INFORMATION SUPPLIED>
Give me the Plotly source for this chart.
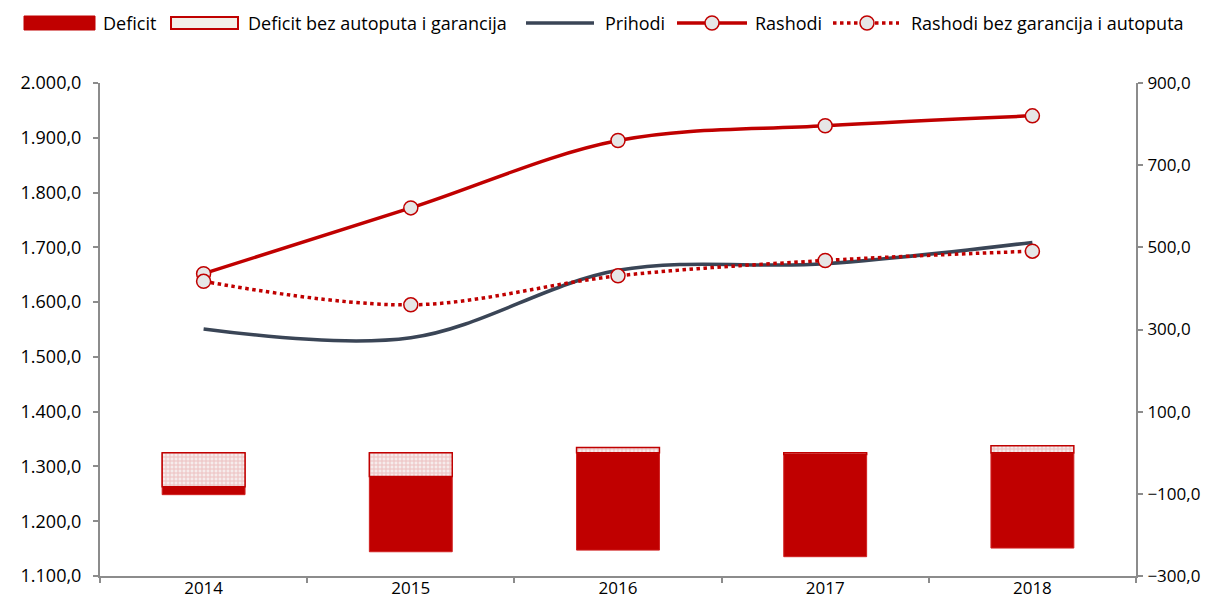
import plotly.graph_objects as go

years = ["2014", "2015", "2016", "2017", "2018"]
prihodi = [1551, 1535, 1658, 1670, 1709]
rashodi = [1652, 1772, 1895, 1922, 1940]
rashodi_bez = [1638, 1595, 1648, 1676, 1693]
deficit = [-102, -241, -237, -253, -232]
deficit_bez = [-83, -58, 13, -4, 17]
legend_names = ["Deficit", "Deficit bez autoputa i garancija", "Prihodi", "Rashodi",
                "Rashodi bez garancija i autoputa"]

RED = "#C00000"
DARK = "#3A4556"
AXIS = "#8C8C8C"
FONT = "Open Sans"
FS = 18

# page body has an 8px margin; figure laid out so plot area sits at screen x 100..1136, y 83..576
W, H = 1194, 594
L, R, T, B = 92, 66, 75, 26
PX0, PX1, PY0, PY1 = 100, 1136, 83, 576


def px(X):
    return (X - PX0) / (PX1 - PX0)


def py(Y):
    return (PY1 - Y) / (PY1 - PY0)


fig = go.Figure()
fig.add_trace(go.Bar(
    x=years, y=deficit, name=legend_names[0], yaxis="y2", width=0.4,
    marker=dict(color=RED, line=dict(color="#D02020", width=1)),
))
fig.add_trace(go.Bar(
    x=years, y=deficit_bez, name=legend_names[1], yaxis="y2", width=0.4,
    marker=dict(color="#F5F0EA", line=dict(color=RED, width=1.5),
                pattern=dict(shape="+", fgcolor="#E39494", bgcolor="#F6ECEC", size=4, solidity=0.45)),
))
fig.add_trace(go.Scatter(
    x=years, y=prihodi, name=legend_names[2], mode="lines",
    line=dict(color=DARK, width=3.5, shape="spline", smoothing=1),
))
fig.add_trace(go.Scatter(
    x=years, y=rashodi, name=legend_names[3], mode="lines+markers",
    line=dict(color=RED, width=3.5, shape="spline", smoothing=1),
    marker=dict(size=14, color="#E6E6E6", line=dict(color=RED, width=1.5)),
))
fig.add_trace(go.Scatter(
    x=years, y=rashodi_bez, name=legend_names[4], mode="lines+markers",
    line=dict(color=RED, width=3.5, dash="dot", shape="spline", smoothing=1),
    marker=dict(size=14, color="#E6E6E6", line=dict(color=RED, width=1.5)),
))

# custom legend (screen-pixel layout converted to paper coords)
LY = 23
shapes = []
annotations = []
shapes.append(dict(type="rect", xref="paper", yref="paper", x0=px(24), x1=px(95),
                   y0=py(LY + 7), y1=py(LY - 7), fillcolor=RED, line=dict(color=RED, width=1)))
shapes.append(dict(type="rect", xref="paper", yref="paper", x0=px(171), x1=px(238),
                   y0=py(LY + 6), y1=py(LY - 6), fillcolor="#F3EFE8", line=dict(color=RED, width=2)))
shapes.append(dict(type="line", xref="paper", yref="paper", x0=px(526), x1=px(594),
                   y0=py(LY), y1=py(LY), line=dict(color=DARK, width=3.5)))
shapes.append(dict(type="line", xref="paper", yref="paper", x0=px(677), x1=px(747),
                   y0=py(LY), y1=py(LY), line=dict(color=RED, width=3.5)))
shapes.append(dict(type="line", xref="paper", yref="paper", x0=px(833), x1=px(899),
                   y0=py(LY), y1=py(LY), line=dict(color=RED, width=3.5, dash="dot")))
for cx in (712, 867):
    shapes.append(dict(type="circle", xref="paper", yref="paper", x0=px(cx - 7), x1=px(cx + 7),
                       y0=py(LY + 7), y1=py(LY - 7), fillcolor="#E6E6E6",
                       line=dict(color=RED, width=1.5)))
for name, x0 in zip(legend_names, [101, 246, 603, 753, 909]):
    annotations.append(dict(text=name, xref="paper", yref="paper", x=px(x0), y=py(LY),
                            xanchor="left", yanchor="middle", showarrow=False,
                            font=dict(family=FONT, size=FS, color="#000000")))

fig.update_layout(
    width=W, height=H,
    margin=dict(l=L, r=R, t=T, b=B),
    paper_bgcolor="white", plot_bgcolor="white",
    barmode="overlay",
    separators=",.",
    showlegend=False,
    font=dict(family=FONT, size=FS, color="#000000"),
    shapes=shapes,
    annotations=annotations,
    xaxis=dict(type="category", showline=True, linecolor=AXIS, linewidth=2,
               ticks="outside", tickson="boundaries", ticklen=5, tickcolor=AXIS, tickwidth=1.5,
               showgrid=False, tickfont=dict(size=17), automargin=False, ticklabelstandoff=-4),
    yaxis=dict(range=[1100, 2000], dtick=100, tickformat=",.1f", showline=True, linecolor=AXIS,
               linewidth=2, ticks="outside", ticklen=5, tickcolor=AXIS, tickwidth=1.5,
               showgrid=False, zeroline=False, tickfont=dict(size=FS), automargin=False,
               ticklabelstandoff=8),
    yaxis2=dict(range=[-300, 900], tick0=-300, dtick=200, tickformat=",.1f", overlaying="y",
                side="right", showline=True, linecolor=AXIS, linewidth=2, ticks="outside",
                ticklen=5, tickcolor=AXIS, tickwidth=1.5, showgrid=False, zeroline=False,
                tickfont=dict(size=17), automargin=False, ticklabelstandoff=1),
)

fig.write_html("out.html")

GIVEN PROBLEM> Write out the lines from the start of the material to the line with "import plotly.graph_objects as go", inclusive and exactly. Skip the pictures.

TASK SOLUTION>
Give me the Plotly source for this chart.
import plotly.graph_objects as go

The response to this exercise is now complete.